The Accounting Equation
Assets = Liabilities + Equity
Also known as the Balance Sheet Equation, this principle underpins all financial reporting.
- Assets (OWN) — Represent what a company owns; normal debit balance.
- Liabilities (OWE) — Represent what a company owes; normal credit balance.
Practical Examples
Asset Example — Inventory
| Transaction | Amount | Side |
|---|---|---|
| Opening balance | 200 | Debit |
| Inventory received | +70 | Debit |
| Inventory shipped | -50 | Credit |
| Ending balance | 220 | Debit |
Liability Example — Accounts Payable
| Transaction | Amount | Side |
|---|---|---|
| Opening balance | 300 | Credit |
| New supplier invoices | +70 | Credit |
| Payments made | -120 | Debit |
| Ending balance | 250 | Credit |
Connecting the Two
The company received $70 of inventory but did not pay immediately. The journal entry is:
- Debit Inventory 70 (increasing an asset)

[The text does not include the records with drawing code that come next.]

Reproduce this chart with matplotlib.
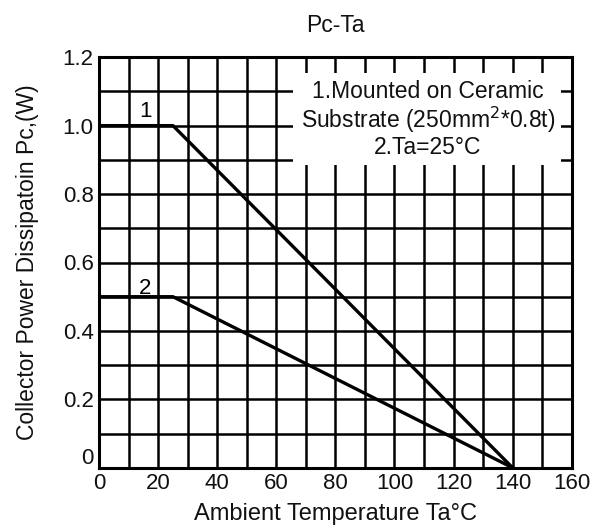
import matplotlib.pyplot as plt
import matplotlib.transforms as mtransforms
import numpy as np

plt.rcParams["font.family"] = ["Liberation Sans", "DejaVu Sans"]

# derating curves (Ta in degC, Pc in W)
ta_1 = [0, 25, 140]
pc_1 = [1.0, 1.0, 0.0]
ta_2 = [0, 25, 140]
pc_2 = [0.5, 0.5, 0.0]

x_ticks = [0, 20, 40, 60, 80, 100, 120, 140, 160]
y_ticks = [0, 0.2, 0.4, 0.6, 0.8, 1.0, 1.2]
y_tick_labels = ["0", "0.2", "0.4", "0.6", "0.8", "1.0", "1.2"]

fig = plt.figure(figsize=(5.9, 5.25), dpi=100)
ax = fig.add_axes([0.168, 0.109, 0.801, 0.782])

ax.set_xlim(0, 160)
ax.set_ylim(0, 1.2)
ax.set_xticks(x_ticks)
ax.set_xticks(np.arange(0, 161, 10), minor=True)
ax.set_yticks(y_ticks)
ax.set_yticklabels(y_tick_labels)
ax.set_yticks(np.arange(0, 1.21, 0.1), minor=True)
ax.tick_params(which="both", length=0, labelsize=16, colors="#111111")
ax.tick_params(axis="x", pad=4)
ax.tick_params(axis="y", pad=4)
ax.grid(which="both", color="black", linewidth=1.8)
for s in ax.spines.values():
    s.set_linewidth(2.2)

# lift the y "0" so it clears the x "0" (as in the original sheet)
fig.canvas.draw()
ylab0 = ax.get_yticklabels()[0]
ylab0.set_transform(ylab0.get_transform() + mtransforms.ScaledTranslation(0, 12 / 100, fig.dpi_scale_trans))

ax.plot(ta_1, pc_1, color="black", linewidth=2.4, zorder=3)
ax.plot(ta_2, pc_2, color="black", linewidth=2.4, zorder=3)
ax.text(15.6, 1.04, "1", fontsize=16, ha="center", va="center", zorder=4)
ax.text(15.6, 0.525, "2", fontsize=16, ha="center", va="center", zorder=4)

# note box covers the grid
ax.fill_between([65.5, 156.5], 0.885, 1.153, color="white", zorder=2.5, linewidth=0)
ax.text(111.3, 1.018, "1.Mounted on Ceramic\nSubstrate (250mm$^{2}$*0.8t)\n2.Ta=25\u00b0C",
        fontsize=16.5, ha="center", va="center", linespacing=1.05, zorder=4,
        color="#111111")

ax.set_xlabel("Ambient Temperature Ta\u00b0C", fontsize=17, labelpad=6, color="#111111")
ax.set_ylabel("Collector Power Dissipatoin Pc,(W)", fontsize=16.5, labelpad=17, color="#111111")
ax.set_title("Pc-Ta", fontsize=16.5, pad=18, color="#111111")

fig.savefig("out.png", dpi=100)
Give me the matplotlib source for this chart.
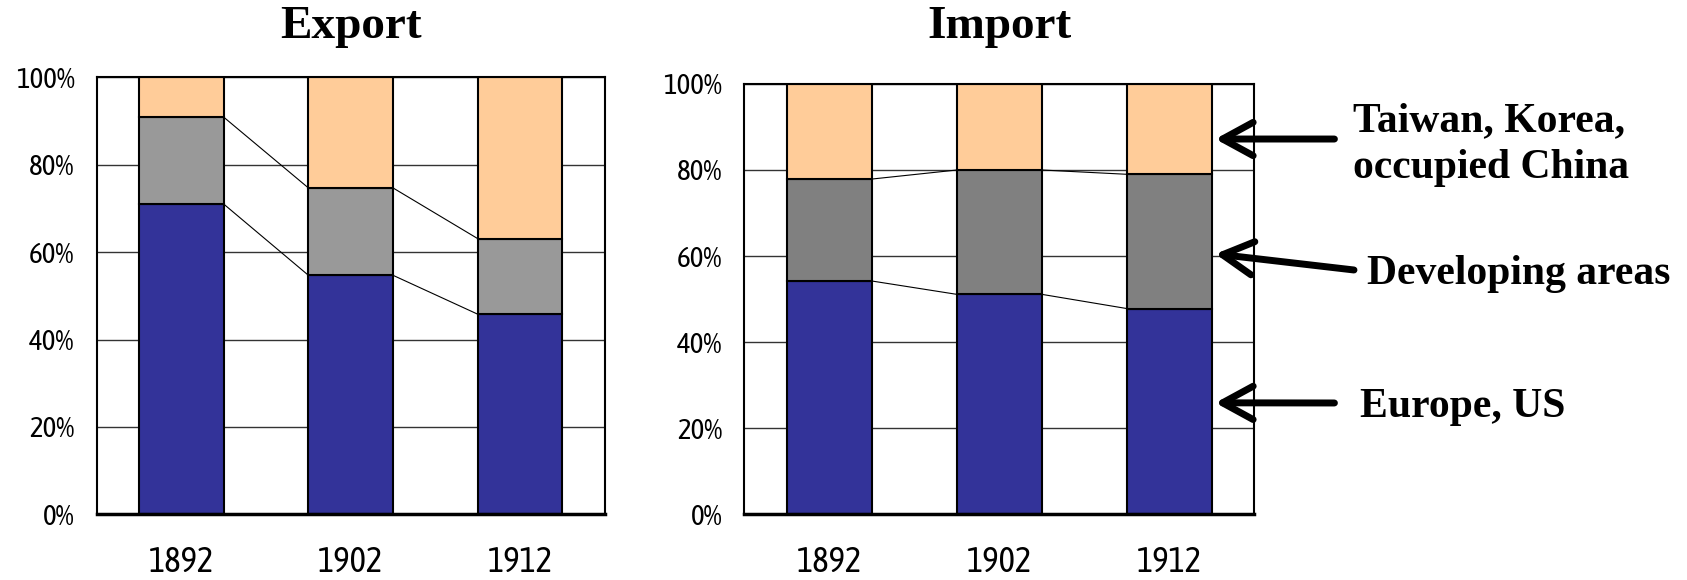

- Credit Accounts Payable 70 (increasing a liability)
Every transaction affects at least two accounts, ensuring total debits always equal total credits.
Revenue vs. Expenses
- Revenue has a normal credit balance — earning revenue increases equity.
- Expenses have a normal debit balance — they reduce equity.
- When profitable: Revenue > Expenses → Profit (increases equity).
- When unprofitable: Revenue < Expenses → Loss (decreases equity).